Senator Tom Carper, the top Democrat on the committee, said two of the nominees were of "grave concern": Bill Wehrum, nominated for assistant administrator for the Office of Air and Radiation, and Michael Dourson to head up the Office of Chemical Safety and Pollution Prevention.
Carper called Dourson "one of the most troubling nominees I have ever considered during my time on this committee."
Senator James Inhofe of oil-producing Oklahoma, the panel's senior Republican, praised the passage of the nominees and urged the full Senate to quickly confirm them so they can "improve public health within the scope of the EPA's authority."
Republicans say the EPA under former President Barack Obama overstepped its authority to regulate. Scott Pruitt, President Donald Trump's EPA administrator, has said the agency had an "activist agenda" under former President Barack Obama.
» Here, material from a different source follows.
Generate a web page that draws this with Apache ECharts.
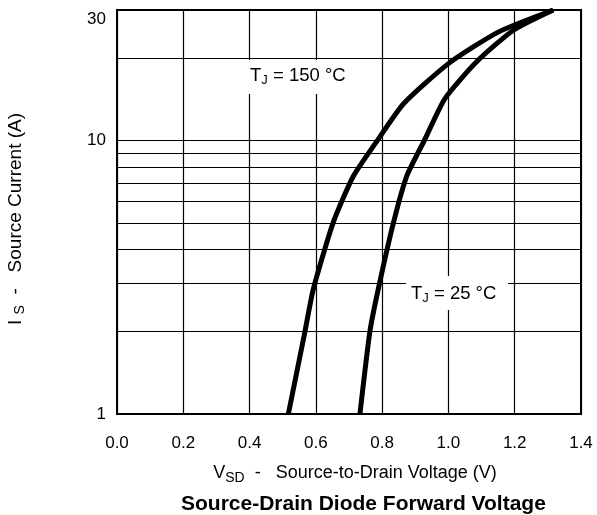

Pruitt has worked to do away with regulations pushed through by the Obama administration, and has proposed scrapping the landmark Clean Power Plan that sought to curb emissions linked to climate change. Pruitt sued the agency more than a dozen times when he was Oklahoma's attorney general.
Jeff Holmstead, a former head of the EPA air and radiation office under former President George W. Bush, said Wehrum is the "ideal person to shepherd Administrator Pruitt's reforms through the regulatory process."
Environmentalists called on the full Senate to reject the nominees. "All four of these nominees, especially Wehrum and Dourson, would accelerate Scott Pruitt's mission to dismantle the EPA from the inside," said Sara Chieffo, vice president for government affairs at the League of Conservation Voters.
The other nominees approved by the panel are Matthew Leopold for assistant administrator for the Office of General Counsel, and David Ross, for the Office of Water.